CAPE TOWN (Reuters) – South Africa’s medicines regulator said on Thursday that it was at an advanced stage of reviewing an emergency use application for Pfizer’s COVID-19 vaccine.
“Pfizer has engaged with SAHPRA via two regulatory pathways, that is registration for full commercial market access and Section 21 authorisation. The Section 21 application is in advanced stages of review,” Yuven Gounden, spokesman for the South African Health Products Regulatory Authority (SAHPRA), told Reuters.
A Section 21 application, normally valid for six months, is an instrument for emergency use access of a health product that is unregistered. AstraZeneca’s COVID-19 vaccine was granted Section 21 approval by SAHPRA in January.
Gounden added that SAHPRA had received an application for both full market access and Section 21 approval for Russia’s Sputnik V vaccine, developed by the Gamaleya Institute.
On Thursday, Europe’s medicines regulator said it had started a rolling review of the Sputnik V vaccine, an important display of confidence in the shot that paves the way for its potential approval across the 27-nation bloc.
South Africa, the hardest-hit by the pandemic on the African continent in terms of recorded infections and deaths, hopes to receive 117,000 Pfizer doses before the end of the month from global vaccine distribution scheme COVAX.

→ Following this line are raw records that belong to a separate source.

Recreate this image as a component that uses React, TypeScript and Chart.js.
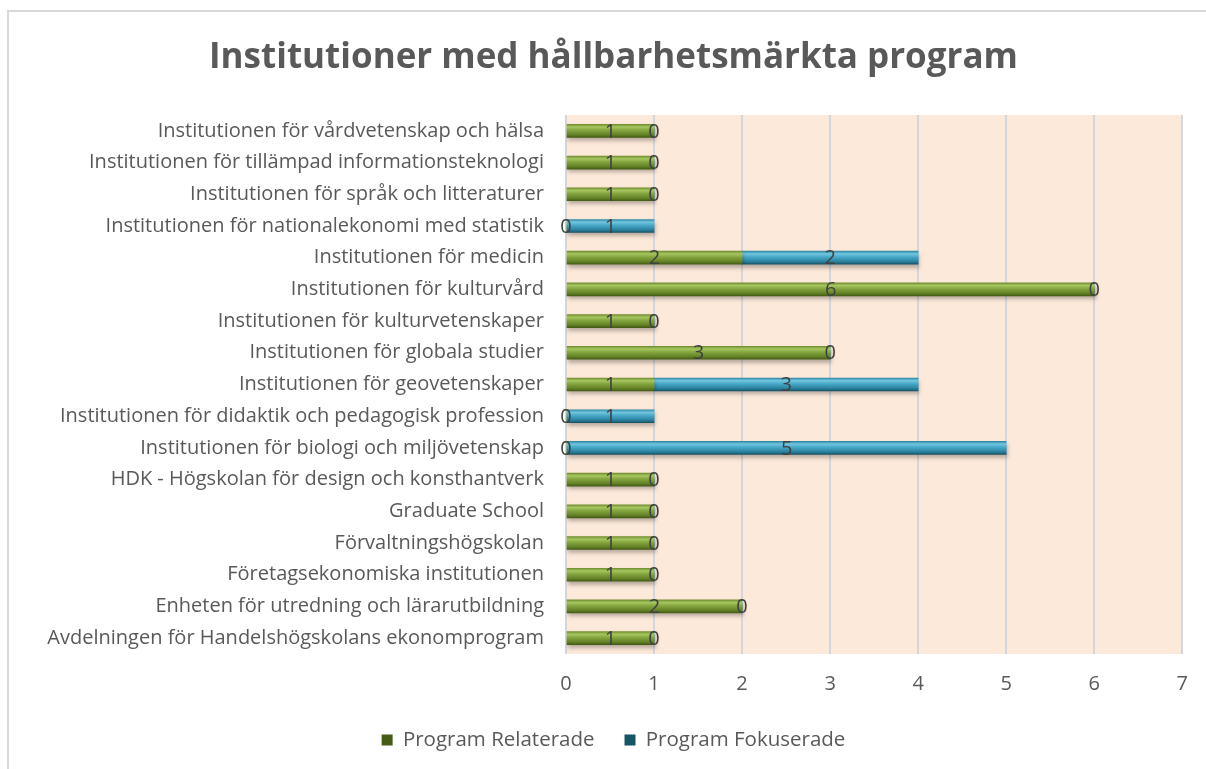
import { useEffect, useRef } from "react";
import { Chart, registerables } from "chart.js";

Chart.register(...registerables);

const categories = [
  "Institutionen för vårdvetenskap och hälsa",
  "Institutionen för tillämpad informationsteknologi",
  "Institutionen för språk och litteraturer",
  "Institutionen för nationalekonomi med statistik",
  "Institutionen för medicin",
  "Institutionen för kulturvård",
  "Institutionen för kulturvetenskaper",
  "Institutionen för globala studier",
  "Institutionen för geovetenskaper",
  "Institutionen för didaktik och pedagogisk profession",
  "Institutionen för biologi och miljövetenskap",
  "HDK - Högskolan för design och konsthantverk",
  "Graduate School",
  "Förvaltningshögskolan",
  "Företagsekonomiska institutionen",
  "Enheten för utredning och lärarutbildning",
  "Avdelningen för Handelshögskolans ekonomprogram",
];

const programRelaterade = [1, 1, 1, 0, 2, 6, 1, 3, 1, 0, 0, 1, 1, 1, 1, 2, 1];
const programFokuserade = [0, 0, 0, 1, 2, 0, 0, 0, 3, 1, 5, 0, 0, 0, 0, 0, 0];

const seriesNames = ["Program Relaterade", "Program Fokuserade"];
const xMin = 0;
const xMax = 7;
const chartTitle = "Institutioner med hållbarhetsmärkta program";

const FONT = "'Open Sans', 'DejaVu Sans', sans-serif";
const BAR_T = 13;

const greenStops: [number, string][] = [
  [0, "#728f30"],
  [0.2, "#a6c660"],
  [0.45, "#85a540"],
  [0.8, "#638126"],
  [1, "#445c15"],
];
const blueStops: [number, string][] = [
  [0, "#2f8aa8"],
  [0.2, "#72c6df"],
  [0.45, "#47a8c8"],
  [0.8, "#2a819e"],
  [1, "#185468"],
];

function gradientFill(stops: [number, string][], solid: string) {
  return (ctx: any) => {
    if (ctx.type !== "data") return solid;
    const chart = ctx.chart;
    const y = chart.scales && chart.scales.y;
    if (!y || !chart.chartArea) return solid;
    const c = y.getPixelForValue(ctx.dataIndex);
    const g = chart.ctx.createLinearGradient(0, c - BAR_T / 2, 0, c + BAR_T / 2);
    stops.forEach(([o, col]) => g.addColorStop(o, col));
    return g;
  };
}

const plotBg = {
  id: "plotBg",
  beforeDraw(chart: any) {
    const { ctx, chartArea } = chart;
    if (!chartArea) return;
    ctx.save();
    ctx.fillStyle = "#fde9d9";
    ctx.fillRect(chartArea.left, chartArea.top, chartArea.right - chartArea.left, chartArea.bottom - chartArea.top);
    ctx.restore();
  },
};

const barShadow = {
  id: "barShadow",
  beforeDatasetsDraw(chart: any) {
    const ctx = chart.ctx;
    ctx.save();
    ctx.shadowColor = "rgba(0,0,0,0.28)";
    ctx.shadowOffsetX = 1;
    ctx.shadowOffsetY = 3;
    ctx.shadowBlur = 4;
  },
  afterDatasetsDraw(chart: any) {
    chart.ctx.restore();
  },
};

const dataLabels = {
  id: "dataLabels",
  afterDatasetsDraw(chart: any) {
    const ctx = chart.ctx;
    ctx.save();
    ctx.font = `20px ${FONT}`;
    ctx.fillStyle = "#404040";
    ctx.textAlign = "center";
    ctx.textBaseline = "middle";
    chart.data.datasets.forEach((ds: any, di: number) => {
      const meta = chart.getDatasetMeta(di);
      meta.data.forEach((el: any, i: number) => {
        const v = ds.data[i];
        const cx = (el.x + el.base) / 2;
        ctx.fillText(String(v), cx, el.y + 1);
      });
    });
    ctx.restore();
  },
};

export default function App() {
  const ref = useRef<HTMLCanvasElement | null>(null);

  useEffect(() => {
    if (!ref.current) return;
    const chart = new Chart(ref.current, {
      type: "bar",
      data: {
        labels: categories,
        datasets: [
          {
            label: seriesNames[0],
            data: programRelaterade,
            backgroundColor: gradientFill(greenStops, "#77933c"),
            barThickness: BAR_T,
          },
          {
            label: seriesNames[1],
            data: programFokuserade,
            backgroundColor: gradientFill(blueStops, "#31859c"),
            barThickness: BAR_T,
          },
        ],
      },
      options: {
        indexAxis: "y",
        responsive: false,
        animation: false,
        layout: { padding: { left: 44, right: 23, top: 0, bottom: 8.75 } },
        scales: {
          x: {
            stacked: true,
            min: xMin,
            max: xMax,
            ticks: { stepSize: 1, color: "#595959", font: { family: FONT, size: 20 }, padding: 18 },
            grid: { color: "#d3d6db", lineWidth: 2, drawTicks: false },
            border: { display: false },
            afterFit: (s: any) => {
              s.height = 45.75;
            },
          },
          y: {
            stacked: true,
            ticks: { color: "#595959", font: { family: FONT, size: 20 }, padding: 22, autoSkip: false },
            grid: { display: false, drawTicks: false },
            border: { display: false },
            afterFit: (s: any) => {
              s.width = 522;
            },
          },
        },
        plugins: {
          title: {
            display: true,
            text: chartTitle,
            color: "#595959",
            font: { family: FONT, size: 35, weight: "bold" },
            padding: { top: 37, bottom: 36 },
          },
          legend: {
            position: "bottom",
            labels: {
              color: "#595959",
              font: { family: FONT, size: 20.5 },
              boxWidth: 11,
              boxHeight: 11,
              padding: 30,
            },
          },
          tooltip: { enabled: false },
        },
      },
      plugins: [plotBg, barShadow, dataLabels],
    });
    return () => chart.destroy();
  }, []);

  return (
    <div
      style={{
        position: "absolute",
        left: 0,
        top: 0,
        width: 1206,
        height: 769,
        overflow: "hidden",
        background: "#ffffff",
      }}
    >
      <div
        style={{
          position: "absolute",
          left: 7,
          top: 10,
          width: 1400,
          height: 1000,
          border: "2px solid #d9d9d9",
        }}
      />
      <canvas
        ref={ref}
        width={1206}
        height={769}
        style={{ position: "absolute", left: 0, top: 0, width: 1206, height: 769 }}
      />
    </div>
  );
}
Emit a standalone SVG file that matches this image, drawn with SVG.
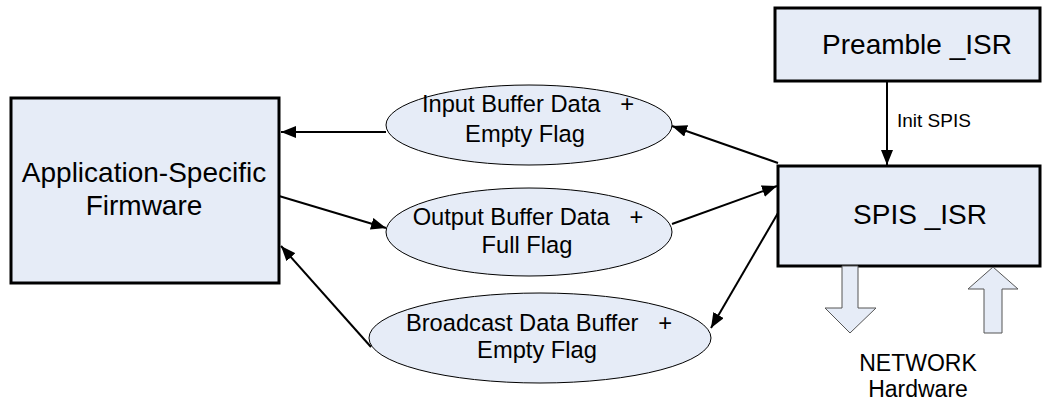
<svg xmlns="http://www.w3.org/2000/svg" width="1054" height="405" viewBox="0 0 1054 405">
<style>
  .box { fill: #E6ECF7; stroke: #000; stroke-width: 3; }
  .ell { fill: #E6ECF7; stroke: #000; stroke-width: 1; }
  .t { font-family: "Liberation Sans", Arial, sans-serif; fill: #000; text-anchor: middle; }
  .big { font-size: 28px; }
  .mid { font-size: 23.7px; }
  .sm { font-size: 23px; }
  .conn { stroke: #000; stroke-width: 2; fill: none; }
  .hollow { fill: #E6ECF7; stroke: #555; stroke-width: 1; }
</style>
<defs>
  <marker id="ah" markerUnits="userSpaceOnUse" markerWidth="16" markerHeight="12" refX="15" refY="6" orient="auto">
    <path d="M0,0 L15,6 L0,12 z" fill="#000"/>
  </marker>
</defs>
<rect width="1054" height="405" fill="#fff"/>

<g id="app">
  <rect class="box" x="11" y="98" width="268" height="185"/>
  <text class="t big" x="144" y="182">Application-Specific</text>
  <text class="t big" x="144" y="215">Firmware</text>
</g>

<g id="preamble">
  <rect class="box" x="775" y="8" width="265" height="73"/>
  <text class="t big" x="917" y="54">Preamble _ISR</text>
</g>

<g id="spis">
  <rect class="box" x="778" y="166" width="262" height="100"/>
  <text class="t big" x="920" y="224">SPIS _ISR</text>
</g>

<g id="input">
  <ellipse class="ell" cx="529" cy="125" rx="143" ry="40"/>
  <text class="t mid" x="528" y="112" xml:space="preserve">Input Buffer Data   +</text>
  <text class="t mid" x="525" y="142">Empty Flag</text>
</g>

<g id="output">
  <ellipse class="ell" cx="529" cy="232" rx="143" ry="44"/>
  <text class="t mid" x="528" y="225" xml:space="preserve">Output Buffer Data   +</text>
  <text class="t mid" x="527" y="253">Full Flag</text>
</g>

<g id="broadcast">
  <ellipse class="ell" cx="540" cy="338" rx="171" ry="45"/>
  <text class="t mid" x="539" y="331" xml:space="preserve">Broadcast Data Buffer   +</text>
  <text class="t mid" x="537" y="358">Empty Flag</text>
</g>

<g id="network">
  <polygon class="hollow" points="842,266 858,266 858,308 876,308 850,333 825,308 842,308"/>
  <polygon class="hollow" points="984,333 1002,333 1002,289 1018,289 993,267 968,289 984,289"/>
  <text class="t sm" x="918" y="371">NETWORK</text>
  <text class="t sm" x="918" y="397">Hardware</text>
</g>

<g id="connectors">
  <line class="conn" x1="887" y1="81" x2="887" y2="165" marker-end="url(#ah)"/>
  <line class="conn" x1="386" y1="132" x2="281" y2="132" marker-end="url(#ah)"/>
  <line class="conn" x1="778" y1="163" x2="672" y2="126" marker-end="url(#ah)"/>
  <line class="conn" x1="279" y1="196" x2="386" y2="228" marker-end="url(#ah)"/>
  <line class="conn" x1="672" y1="224" x2="777" y2="186" marker-end="url(#ah)"/>
  <line class="conn" x1="778" y1="213" x2="711" y2="328" marker-end="url(#ah)"/>
  <line class="conn" x1="371" y1="347" x2="281" y2="246" marker-end="url(#ah)"/>
  <text class="t" x="897" y="127" style="font-size:19px;text-anchor:start">Init SPIS</text>
</g>
</svg>
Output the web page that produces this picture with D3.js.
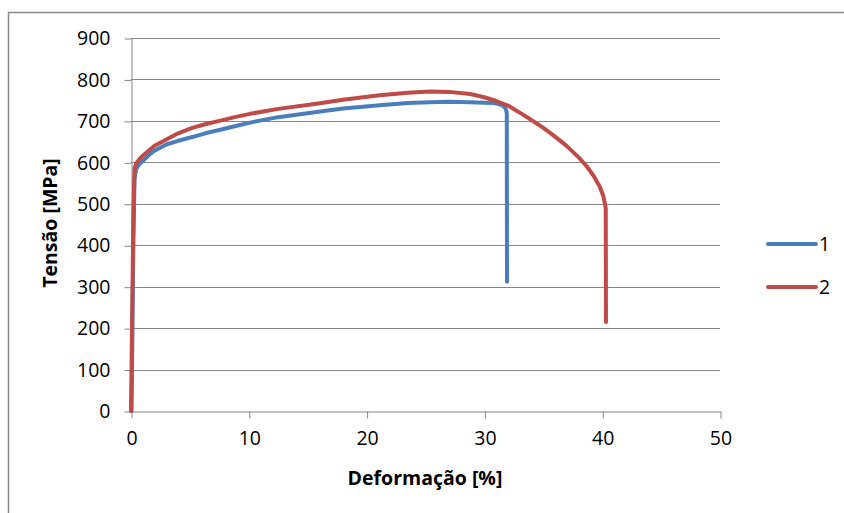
<!DOCTYPE html>
<html>
<head>
<meta charset="utf-8">
<script src="https://cdn.jsdelivr.net/npm/d3@7"></script>
<style>
  body { margin: 0; background: #fff; }
  svg { display: block; font-family: "Open Sans", sans-serif; }
</style>
</head>
<body>
<svg id="chart" width="844" height="513"></svg>
<script>
// curve 1 (blue) - strain [%], stress [MPa]
var strain1 = [0.05, 0.2, 0.3, 0.45, 0.7, 1.0, 1.5, 2.0, 3.0, 4.0, 5.2, 6.3, 7.5, 8.8, 10.3, 12.5, 15.6, 18.0, 21.1, 23.5, 25.4, 27.0, 28.8, 30.0, 30.8, 31.3, 31.6, 31.8, 31.9, 31.92];
var stress1 = [0, 400, 560, 585, 595, 603, 617, 628, 643, 652, 661, 670, 678, 687, 697, 709, 721, 730, 738, 743, 745, 746, 745, 744, 743, 740, 736, 730, 720, 312];

// curve 2 (red)
var strain2 = [0, 0.2, 0.3, 0.45, 0.7, 1.0, 1.5, 2.0, 3.0, 4.0, 5.2, 6.3, 7.5, 8.8, 10.1, 12.5, 15.6, 18.0, 21.1, 23.5, 25.4, 27.0, 28.8, 30.0, 31.0, 32.0, 33.0, 34.0, 35.0, 36.0, 37.0, 38.0, 38.7, 39.3, 39.8, 40.1, 40.3, 40.32];
var stress2 = [0, 470, 585, 598, 607, 616, 628, 640, 655, 670, 683, 692, 700, 709, 717, 729, 741, 751, 762, 768, 771, 770, 765, 757, 748, 737, 720, 702, 683, 662, 639, 612, 590, 566, 541, 518, 490, 215];

var xTicks = [0, 10, 20, 30, 40, 50];
var yTicks = [0, 100, 200, 300, 400, 500, 600, 700, 800, 900];
var seriesNames = ["1", "2"];
var seriesColors = ["#4a7ebb", "#be4b48"];

var svg = d3.select("#chart");
var gridColor = "#868686";

// outer chart frame (only left and top visible)
svg.append("path")
  .attr("d", "M8.5,520V12.5H850")
  .attr("fill", "none")
  .attr("stroke", "#8a8a8a")
  .attr("stroke-width", 1.5);

var x = d3.scaleLinear().domain([0, 50]).range([131, 720]);
var y = d3.scaleLinear().domain([0, 900]).range([411, 38]);

// horizontal grid
svg.append("g").selectAll("line")
  .data(yTicks.filter(function(d) { return d > 0; }))
  .join("line")
  .attr("x1", x(0)).attr("x2", x(50))
  .attr("y1", function(d) { return Math.round(y(d)) + 0.5; })
  .attr("y2", function(d) { return Math.round(y(d)) + 0.5; })
  .attr("stroke", gridColor);

// y axis
var yAxis = svg.append("g")
  .attr("transform", "translate(" + (x(0) + 0.5) + ",0.5)")
  .call(d3.axisLeft(y).tickValues(yTicks).tickSize(7).tickPadding(14).tickSizeOuter(0));
yAxis.select(".domain").attr("stroke", gridColor);
yAxis.selectAll(".tick line").attr("stroke", gridColor);
yAxis.selectAll(".tick text").attr("font-size", 19.5).attr("fill", "#000")
  .attr("font-family", "Open Sans");

// x axis
var xAxis = svg.append("g")
  .attr("transform", "translate(0.5," + (y(0) + 0.5) + ")")
  .call(d3.axisBottom(x).tickValues(xTicks).tickSize(7).tickPadding(13).tickSizeOuter(0));
xAxis.select(".domain").attr("stroke", gridColor);
xAxis.selectAll(".tick line").attr("stroke", gridColor);
xAxis.selectAll(".tick text").attr("font-size", 19.5).attr("fill", "#000")
  .attr("font-family", "Open Sans");

// axis titles
svg.append("text")
  .attr("x", 425).attr("y", 485)
  .attr("text-anchor", "middle")
  .attr("font-size", 19.5).attr("font-weight", "bold")
  .text("Deformação [%]");

svg.append("text")
  .attr("transform", "translate(57,223) rotate(-90)")
  .attr("text-anchor", "middle")
  .attr("font-size", 19.5).attr("font-weight", "bold")
  .text("Tensão [MPa]");

// curves
var line = d3.line()
  .x(function(d) { return x(d[0]); })
  .y(function(d) { return y(d[1]); });

var series = [d3.zip(strain1, stress1), d3.zip(strain2, stress2)];

series.forEach(function(pts, i) {
  svg.append("path")
    .datum(pts)
    .attr("d", line)
    .attr("fill", "none")
    .attr("stroke", seriesColors[i])
    .attr("stroke-width", 4)
    .attr("stroke-linejoin", "round")
    .attr("stroke-linecap", "round");
});

// legend
var legend = svg.append("g");
seriesNames.forEach(function(name, i) {
  var ly = 244 + i * 43;
  legend.append("line")
    .attr("x1", 768).attr("x2", 816)
    .attr("y1", ly).attr("y2", ly)
    .attr("stroke", seriesColors[i])
    .attr("stroke-width", 4)
    .attr("stroke-linecap", "round");
  legend.append("text")
    .attr("x", 819).attr("y", ly + 7)
    .attr("font-size", 19.5)
    .text(name);
});
</script>
</body>
</html>
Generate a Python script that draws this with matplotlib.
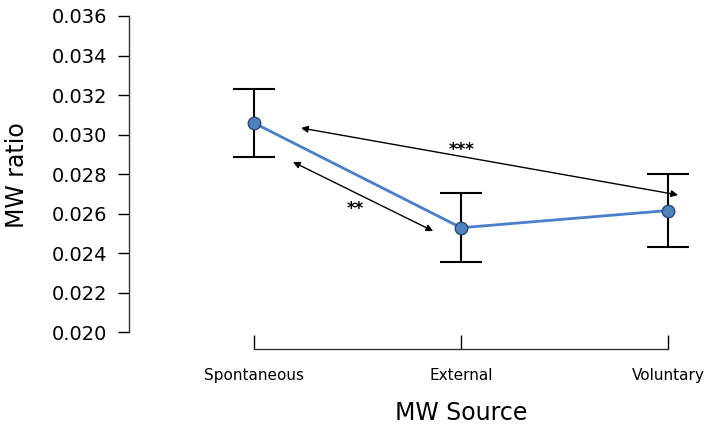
import matplotlib.pyplot as plt

sources = ["Spontaneous", "External", "Voluntary"]
mw_ratio = [0.03058, 0.02528, 0.02615]
mw_err = [0.00172, 0.00174, 0.00185]
y_ticks = [0.020, 0.022, 0.024, 0.026, 0.028, 0.030, 0.032, 0.034, 0.036]

# significance arrows: (x0, y0, x1, y1, label, label_x, label_y)
sig_arrows = [
    (0.227, 0.03033, 2.048, 0.02694, "***", 1.005, 0.02922),
    (0.188, 0.02861, 0.865, 0.02511, "**", 0.488, 0.02623),
]

fig = plt.figure(figsize=(7.14, 4.34), dpi=100)
ax = fig.add_axes([129 / 714, (434 - 349) / 434, (705 - 129) / 714, (349 - 16) / 434])

x = list(range(len(sources)))
ax.errorbar(x, mw_ratio, yerr=mw_err, fmt="none", ecolor="black",
            elinewidth=1.5, capsize=15, capthick=1.5, zorder=2)
ax.plot(x, mw_ratio, color="#4A7EC7", linewidth=2, marker="o", markersize=9,
        markerfacecolor="#4F81BD", markeredgecolor="#2B4A73", markeredgewidth=1, zorder=3)

for x0, y0, x1, y1, label, lx, ly in sig_arrows:
    ax.annotate("", xy=(x1, y1), xytext=(x0, y0),
                arrowprops=dict(arrowstyle="<|-|>", color="black", lw=1,
                                mutation_scale=10, shrinkA=0, shrinkB=0))
    ax.text(lx, ly, label, ha="center", va="center", fontsize=12, fontweight="bold")

ax.set_xlim(-0.604, 2.178)
ax.set_ylim(0.01914, 0.036)
ax.set_yticks(y_ticks)
ax.set_yticklabels([f"{v:.3f}" for v in y_ticks], fontsize=14)
ax.set_xticks(x)
ax.set_xticklabels(sources, fontsize=11)

ax.spines["top"].set_visible(False)
ax.spines["right"].set_visible(False)
ax.spines["left"].set_bounds(0.020, 0.036)
ax.spines["bottom"].set_bounds(0, 2)
for s in ("left", "bottom"):
    ax.spines[s].set_color("#333333")
    ax.spines[s].set_linewidth(1)
ax.tick_params(axis="y", direction="out", length=8, width=1, pad=8, colors="black")
ax.tick_params(axis="x", direction="in", length=10, width=1, pad=14)

ax.set_xlabel("MW Source", fontsize=17)
ax.set_ylabel("MW ratio", fontsize=17)
ax.xaxis.set_label_coords((461 - 129) / 576, -52 / 333)
ax.yaxis.set_label_coords(-100 / 576, (349 - 175) / 333)

fig.savefig("out.png", dpi=100)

Those doses would be part of an “exceptional distribution” allocated to the country by COVAX as efforts to ramp up vaccination across Africa gather pace.
In the second quarter South Africa expects to start receiving more Pfizer doses under a bilateral deal.
It started rolling out Johnson & Johnson’s (J&J) vaccine last month in a research study targeting healthcare workers.
J&J’s application for full market access is currently under a “rolling review” by the regulator, another mechanism to fast-track approval of COVID-19 vaccines where SAHPRA studies data as they become available.
“SAHPRA received the third data pack last week and once we have evaluated the fourth data pack, the process will be completed,” Gounden added.